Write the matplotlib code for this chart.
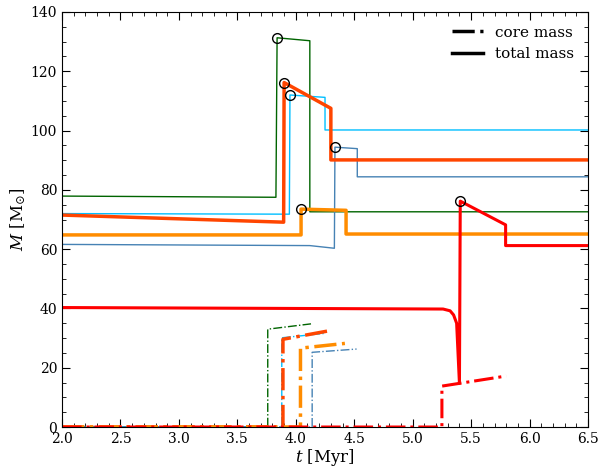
import matplotlib
matplotlib.use("Agg")
import matplotlib.pyplot as plt
from matplotlib.lines import Line2D
from matplotlib.ticker import MultipleLocator

plt.rcParams['font.family'] = 'DejaVu Serif'
plt.rcParams['mathtext.fontset'] = 'dejavuserif'

# total mass tracks (t in Myr, M in Msun)
green_t = [2.0, 3.83, 3.84, 4.12, 4.12, 6.5]
green_m = [77.9, 77.5, 131.3, 130.3, 72.6, 72.6]
cyan_t = [2.0, 3.945, 3.95, 4.25, 4.25, 6.5]
cyan_m = [72.0, 71.8, 112.0, 111.2, 100.2, 100.2]
blue_t = [2.0, 4.12, 4.33, 4.335, 4.526, 4.526, 6.5]
blue_m = [61.6, 61.2, 60.3, 94.4, 93.9, 84.4, 84.4]
ored_t = [2.0, 3.896, 3.90, 4.30, 4.30, 6.5]
ored_m = [71.5, 69.1, 116.2, 107.5, 90.1, 90.1]
orange_t = [2.0, 4.045, 4.045, 4.43, 4.43, 6.5]
orange_m = [64.8, 64.8, 73.5, 73.1, 65.1, 65.1]
red_t = [2.0, 5.26, 5.32, 5.35, 5.376, 5.40, 5.407, 5.795, 5.795, 6.5]
red_m = [40.3, 39.8, 39.2, 37.8, 35.0, 14.7, 76.2, 68.2, 61.2, 61.2]

# core mass tracks
green_ct = [2.0, 3.76, 3.76, 4.13]
green_cm = [0.0, 0.0, 33.0, 34.8]
cyan_ct = [2.0, 3.88, 3.88, 4.25]
cyan_cm = [0.0, 0.0, 30.1, 31.6]
blue_ct = [2.0, 4.14, 4.14, 4.52]
blue_cm = [0.0, 0.0, 25.2, 26.3]
ored_ct = [2.0, 3.89, 3.89, 4.29]
ored_cm = [0.0, 0.0, 29.6, 32.5]
orange_ct = [2.0, 4.04, 4.04, 4.42]
orange_cm = [0.0, 0.0, 26.6, 28.2]
red_ct = [2.0, 5.25, 5.25, 5.80]
red_cm = [0.0, 0.0, 13.8, 17.2]

# points marked with open circles
peak_t = [3.84, 3.90, 3.95, 4.335, 4.045, 5.407]
peak_m = [131.3, 116.2, 112.0, 94.4, 73.5, 76.2]

tracks = [
    (green_t, green_m, green_ct, green_cm, 'darkgreen', 1.0),
    (cyan_t, cyan_m, cyan_ct, cyan_cm, 'deepskyblue', 1.0),
    (blue_t, blue_m, blue_ct, blue_cm, 'steelblue', 1.0),
    (ored_t, ored_m, ored_ct, ored_cm, 'orangered', 2.5),
    (orange_t, orange_m, orange_ct, orange_cm, 'darkorange', 2.5),
    (red_t, red_m, red_ct, red_cm, 'red', 2.2),
]

fig = plt.figure(figsize=(6.01, 4.72), dpi=100)
ax = fig.add_axes([0.1032, 0.0953, 0.8752, 0.8793])

for t, m, ct, cm, col, lw in tracks:
    ax.plot(t, m, color=col, lw=lw)
    ax.plot(ct, cm, color=col, lw=lw, ls='-.')

ax.plot(peak_t, peak_m, 'o', ms=7, mfc='none', mec='black', mew=1.0)

ax.set_xlim(2.0, 6.5)
ax.set_ylim(0, 140)
ax.xaxis.set_major_locator(MultipleLocator(0.5))
ax.xaxis.set_minor_locator(MultipleLocator(0.1))
ax.yaxis.set_major_locator(MultipleLocator(20))
ax.yaxis.set_minor_locator(MultipleLocator(5))
ax.tick_params(which='both', direction='in', top=True, right=True, labelsize=10)
ax.tick_params(which='major', length=6)
ax.tick_params(which='minor', length=3)
ax.set_xlabel(r'$t$ [Myr]', fontsize=12, labelpad=1)
ax.set_ylabel(r'$M$ [M$_{\odot}$]', fontsize=12, labelpad=2)

handles = [Line2D([], [], color='black', lw=2.5, ls='-.'),
           Line2D([], [], color='black', lw=2.5)]
ax.legend(handles, ['core mass', 'total mass'], loc='upper right',
          frameon=False, fontsize=11, handlelength=2.0)

fig.savefig('out.png', dpi=100)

****************************************

Search the data for "matplotlib". Copy every matching line.

Write the matplotlib code for this chart.
import matplotlib
matplotlib.use("Agg")
import matplotlib.pyplot as plt
from matplotlib.lines import Line2D
from matplotlib.ticker import MultipleLocator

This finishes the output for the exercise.